▸ THE REQUEST
Within the material below, find each line bearing the word "this" and present it.

▸ RECORDS SUPPLIED
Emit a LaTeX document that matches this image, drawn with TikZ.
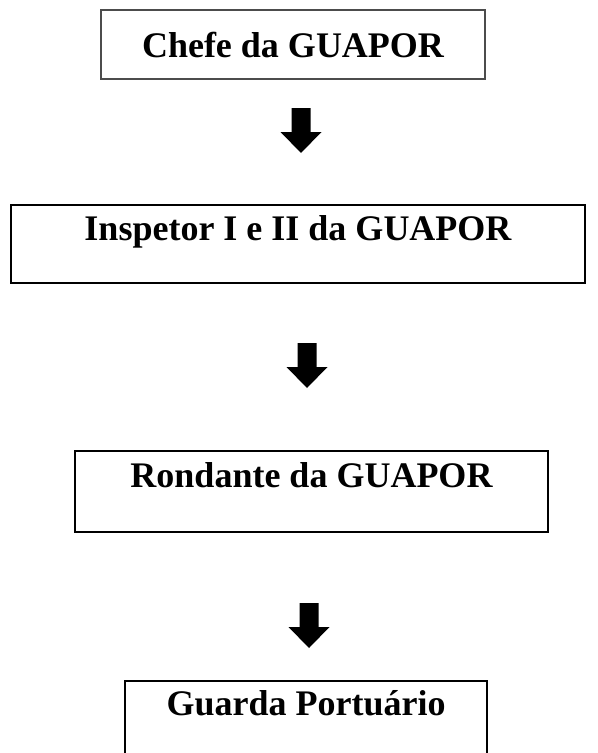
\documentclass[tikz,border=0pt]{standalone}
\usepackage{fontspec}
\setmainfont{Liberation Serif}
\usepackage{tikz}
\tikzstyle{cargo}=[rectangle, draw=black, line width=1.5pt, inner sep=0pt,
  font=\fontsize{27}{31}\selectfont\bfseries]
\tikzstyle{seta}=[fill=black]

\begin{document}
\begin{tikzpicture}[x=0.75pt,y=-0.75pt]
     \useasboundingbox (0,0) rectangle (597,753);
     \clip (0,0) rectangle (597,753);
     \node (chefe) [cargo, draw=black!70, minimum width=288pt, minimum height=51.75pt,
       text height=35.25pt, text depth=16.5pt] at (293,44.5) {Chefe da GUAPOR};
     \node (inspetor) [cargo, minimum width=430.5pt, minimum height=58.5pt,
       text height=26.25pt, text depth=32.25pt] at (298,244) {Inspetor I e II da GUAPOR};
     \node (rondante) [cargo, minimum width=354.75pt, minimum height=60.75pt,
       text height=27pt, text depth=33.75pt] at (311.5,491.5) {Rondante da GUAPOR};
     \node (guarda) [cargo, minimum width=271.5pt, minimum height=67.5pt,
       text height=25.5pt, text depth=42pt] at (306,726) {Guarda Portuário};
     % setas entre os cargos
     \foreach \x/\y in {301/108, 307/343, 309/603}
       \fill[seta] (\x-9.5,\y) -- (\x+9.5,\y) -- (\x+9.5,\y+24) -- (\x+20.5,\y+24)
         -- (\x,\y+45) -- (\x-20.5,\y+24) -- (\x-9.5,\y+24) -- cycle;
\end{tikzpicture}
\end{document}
---
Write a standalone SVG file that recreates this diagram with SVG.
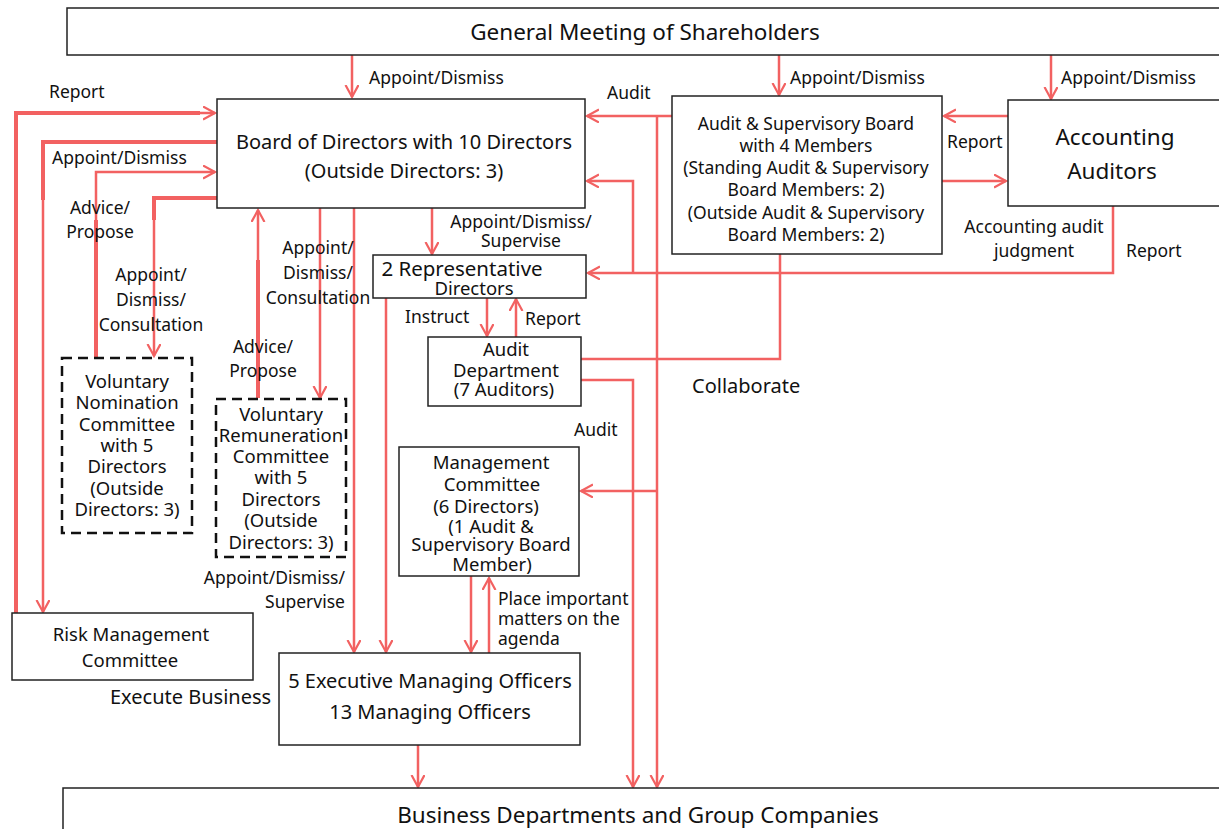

▸ PROBLEM SOLUTION
Emit a LaTeX document that matches this image, drawn with TikZ.
Write a standalone SVG file that recreates this diagram with SVG.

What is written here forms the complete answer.